* **Task objective**
The required output is a single number: how many lines of the material contain the string "this".

--- BEGIN Supplied material ---

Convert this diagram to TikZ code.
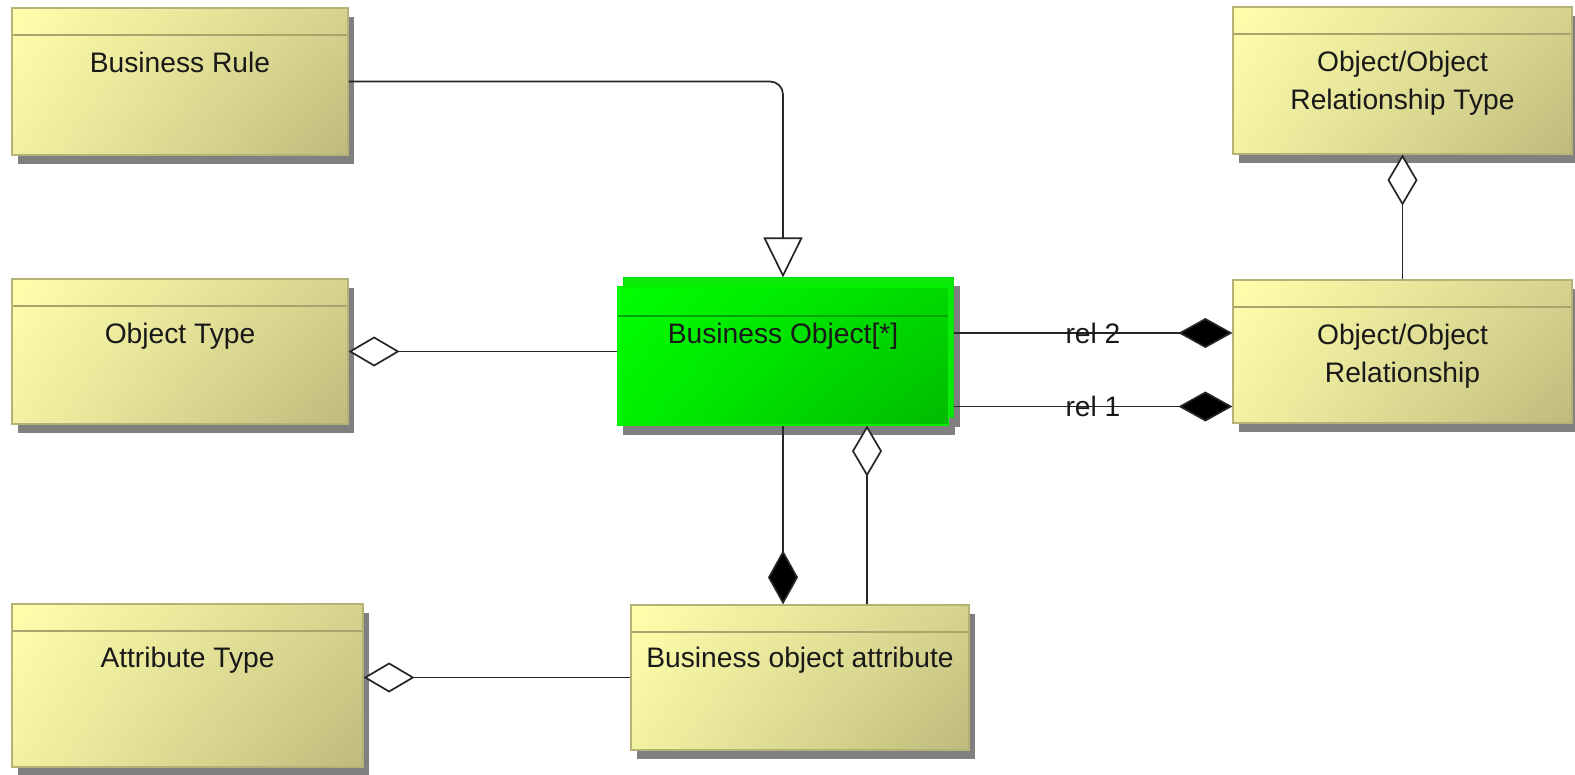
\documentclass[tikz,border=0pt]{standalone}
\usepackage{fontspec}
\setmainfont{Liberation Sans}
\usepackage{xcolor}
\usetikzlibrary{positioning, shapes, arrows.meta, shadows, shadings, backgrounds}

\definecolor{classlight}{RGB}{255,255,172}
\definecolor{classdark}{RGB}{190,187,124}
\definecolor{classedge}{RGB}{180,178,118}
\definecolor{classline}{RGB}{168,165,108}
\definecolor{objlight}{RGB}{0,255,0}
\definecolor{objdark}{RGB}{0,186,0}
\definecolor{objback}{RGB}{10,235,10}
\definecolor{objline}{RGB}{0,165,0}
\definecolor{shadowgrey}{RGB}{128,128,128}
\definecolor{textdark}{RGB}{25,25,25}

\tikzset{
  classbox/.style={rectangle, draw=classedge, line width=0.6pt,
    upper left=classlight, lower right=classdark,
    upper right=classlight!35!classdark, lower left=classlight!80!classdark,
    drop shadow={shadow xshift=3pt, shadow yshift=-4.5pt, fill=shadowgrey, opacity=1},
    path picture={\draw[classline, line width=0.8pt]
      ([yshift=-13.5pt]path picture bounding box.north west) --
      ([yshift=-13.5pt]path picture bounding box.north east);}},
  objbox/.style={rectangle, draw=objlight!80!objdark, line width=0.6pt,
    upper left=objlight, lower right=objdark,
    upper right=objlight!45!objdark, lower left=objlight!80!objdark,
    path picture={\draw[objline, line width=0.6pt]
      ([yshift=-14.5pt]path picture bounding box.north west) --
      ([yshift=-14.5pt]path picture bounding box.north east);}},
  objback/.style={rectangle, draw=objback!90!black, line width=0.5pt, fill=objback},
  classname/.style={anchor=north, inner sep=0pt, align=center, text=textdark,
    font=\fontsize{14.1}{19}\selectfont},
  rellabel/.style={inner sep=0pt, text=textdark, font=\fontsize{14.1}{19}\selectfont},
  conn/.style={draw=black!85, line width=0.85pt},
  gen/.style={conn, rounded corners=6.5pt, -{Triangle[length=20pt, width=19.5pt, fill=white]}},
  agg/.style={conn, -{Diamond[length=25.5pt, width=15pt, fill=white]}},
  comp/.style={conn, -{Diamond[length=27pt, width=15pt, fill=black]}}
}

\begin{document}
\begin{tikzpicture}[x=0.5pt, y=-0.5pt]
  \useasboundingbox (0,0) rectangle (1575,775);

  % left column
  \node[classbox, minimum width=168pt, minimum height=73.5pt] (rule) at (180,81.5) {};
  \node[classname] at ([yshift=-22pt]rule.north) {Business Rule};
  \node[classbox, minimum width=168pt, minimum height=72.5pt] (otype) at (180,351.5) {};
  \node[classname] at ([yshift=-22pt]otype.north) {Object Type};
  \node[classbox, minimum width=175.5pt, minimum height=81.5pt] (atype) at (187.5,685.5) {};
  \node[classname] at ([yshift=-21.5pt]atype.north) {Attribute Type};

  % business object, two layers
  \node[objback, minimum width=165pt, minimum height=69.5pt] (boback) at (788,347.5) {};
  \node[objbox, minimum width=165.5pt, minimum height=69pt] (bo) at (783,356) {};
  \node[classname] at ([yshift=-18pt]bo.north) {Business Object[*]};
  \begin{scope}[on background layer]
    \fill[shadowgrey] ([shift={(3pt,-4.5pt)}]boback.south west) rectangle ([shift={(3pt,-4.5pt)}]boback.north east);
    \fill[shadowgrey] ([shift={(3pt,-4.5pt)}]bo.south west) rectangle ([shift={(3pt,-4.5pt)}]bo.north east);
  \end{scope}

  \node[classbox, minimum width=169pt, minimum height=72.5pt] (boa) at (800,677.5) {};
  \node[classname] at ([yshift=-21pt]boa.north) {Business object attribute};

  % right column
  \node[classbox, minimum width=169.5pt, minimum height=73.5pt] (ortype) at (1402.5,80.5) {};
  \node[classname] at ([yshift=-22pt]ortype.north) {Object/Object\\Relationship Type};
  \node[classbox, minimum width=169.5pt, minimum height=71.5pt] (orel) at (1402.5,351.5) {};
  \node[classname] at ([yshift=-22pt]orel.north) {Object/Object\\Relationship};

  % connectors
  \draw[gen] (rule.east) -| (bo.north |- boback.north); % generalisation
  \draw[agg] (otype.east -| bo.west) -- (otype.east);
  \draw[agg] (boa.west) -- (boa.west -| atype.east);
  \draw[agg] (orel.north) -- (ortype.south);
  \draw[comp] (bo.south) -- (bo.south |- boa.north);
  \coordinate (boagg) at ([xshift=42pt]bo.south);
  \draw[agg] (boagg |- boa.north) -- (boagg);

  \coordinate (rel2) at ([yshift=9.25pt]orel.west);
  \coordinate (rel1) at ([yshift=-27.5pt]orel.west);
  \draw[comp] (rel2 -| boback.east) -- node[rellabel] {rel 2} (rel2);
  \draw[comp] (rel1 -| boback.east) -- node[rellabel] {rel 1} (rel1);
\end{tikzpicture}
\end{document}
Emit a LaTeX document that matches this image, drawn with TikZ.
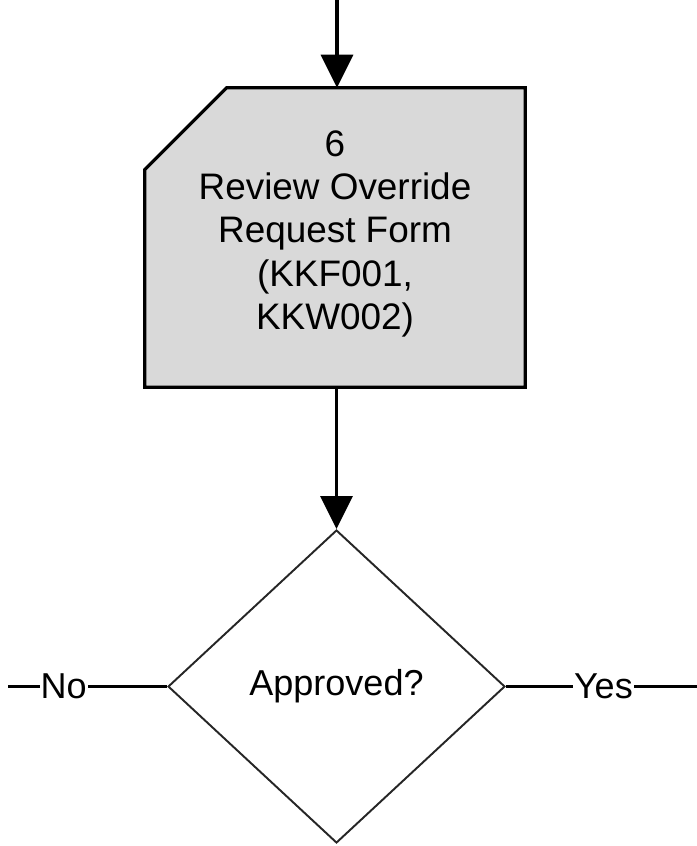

--- END Supplied material ---

* **Exercise output**
2